Siamo ormai nel vivo del programma che interessa l’ultima edizione del Festival di Cannes, e fra i titoli selezionati “Furiosa: a Mad Max Saga” di George Miller promette di lasciare il pubblico senza fiato. Il prequel/spin-off del post apocalittico “Mad Max: Fury Road” punta a surclassare l’azione da cardiopalma del titolo precedente approfondendo la storia del personaggio di “Furiosa”, interpretata dalla splendida Anya Taylor-Joy.

Un progetto che intende sfruttare appieno l’ambientazione e il potenziale espressivo della saga per dare ancor più spessore al profilo della donna guerriera, dal rapimento per mano del perfido Dementus alla scalata verso la libertà. Atterrata da poco in Francia, la Taylor-Joy dichiarò già a fine 2022 che l’esperienza sul set al fianco di Miller è stata capace di cambiarle la vita: «Mi ci vorranno due anni interi prima che il film esca nelle sale, sarà solo allora che potrò iniziare a elaborare ciò che ho appena concluso. Furiosa è stata un'esperienza vissuta al fianco di artisti talentosi che mi ha cambiato la vita. Credo di essere cresciuta moltissimo. Si, è stato pazzesco. È assolutamente unico».

Più recentemente, l’attrice ha parlato a Variety dei turni estenuanti in reparto trucco, obbligata ad alzarsi alle prime ore del mattino dopo una giornata intera di riprese. Oltre alle esigenze di look, l’attrice ha dichiarato di essersi sottoposta a una vera e propria trasformazione fisica per entrare più in profondità nel personaggio: «Non ci credereste se vi dicessi come dovevo essere sporca per essere pronta ad andare davanti alla telecamera. La prima volta che mi sono guardata allo specchio ho reagito pensando: wow!. Sembravo una creatura della laguna nera. Ci sono sette strati di trucco. Ovviamente c'è del sangue. Sono sempre la ragazza che dice più sangue!».

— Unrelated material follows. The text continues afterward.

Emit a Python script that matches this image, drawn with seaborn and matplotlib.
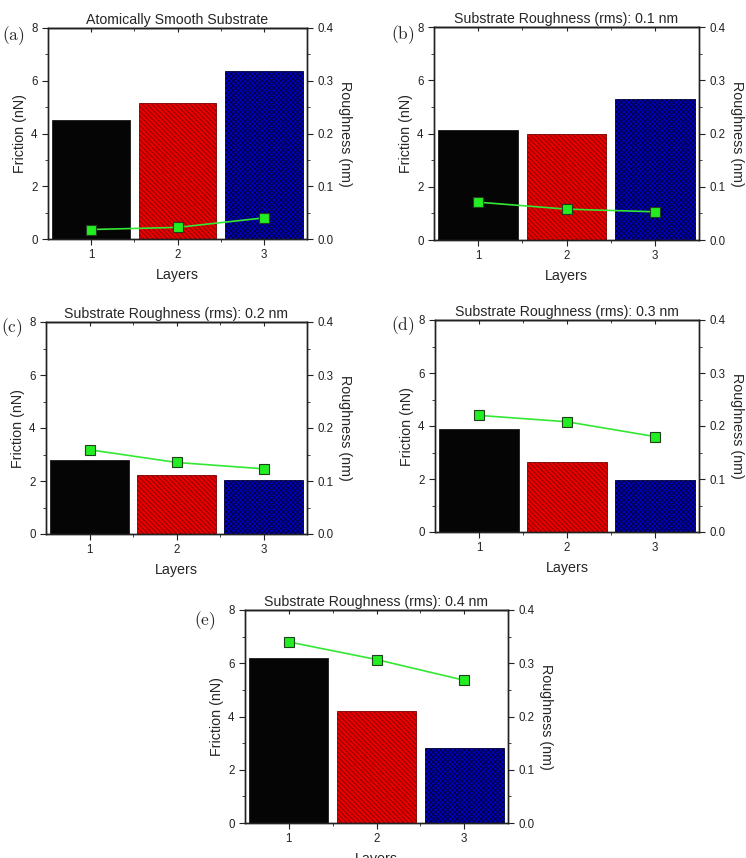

Per gestire invece la troppo fatica riscontrata in alcuni momenti, la Taylor-Joy ha dovuto escogitare le strategie opportune: «C'erano alcuni giorni in cui ho decisamente avuto bisogno di liberarmi dallo stress. Ho sviluppato una dipendenza realmente strana dalle storie in cui le persone stanno combattendo contro il male. Ho trovato un vero conforto nel vedere la quarta stagione di Stranger Things. Dovevo avere qualcosa sul mio telefono che mi ricordasse la bontà esistente nel mondo».

Alle rivelazioni della star seguono quelle del regista Frank Miller, che affiancandosi al parere di altri suoi colleghi come Denis Villeneuve ha affermato al The Telegraph di essere tendenzialmente poco orientato ai dialoghi nei suoi film. Dopo aver svelato che la Taylor-Joy avrà solamente trenta battute, il director ha chiarito che l’atto del parlare va contro la spinta naturale dell’azione, e ha poi aggiunto: «Il problema con i dialoghi è che tendono a rallentare le cose. Il cinema è un mezzo che spesso si gusta meglio ad alta velocità».

Più specificamente, Miller si è definito un sostenitore del “cinema puro”, come nel caso di Charlie Chaplin, e ha avvalorato le sue posizioni ammiccando a un altro storico cineasta: «Hitchcock preferiva i film in cui non si dovevano leggere i sottotitoli se venivano proiettati in Giappone». In fondo, quando si tratta di scegliere il mezzo più congeniale per il cinema è impossibile mettersi d’accordo. Senza dubbio, la storia del media ha insegnato tanto in questo senso e il lascito dei grandi maestri serve ancora oggi da punto di riferimento.

A tal proposito, un altro che in passato ha dimostrato di pensarla come Miller è stato Stanley Kubrick, riferendosi in particolare alla funzione espressiva delle immagini: «Quando si pensa ai momenti più belli del cinema, credo che si tratti quasi sempre di immagini piuttosto che di scene, e certamente mai di dialoghi. La cosa che un film fa meglio è usare le immagini con la musica e credo che questi siano i momenti che si ricordano».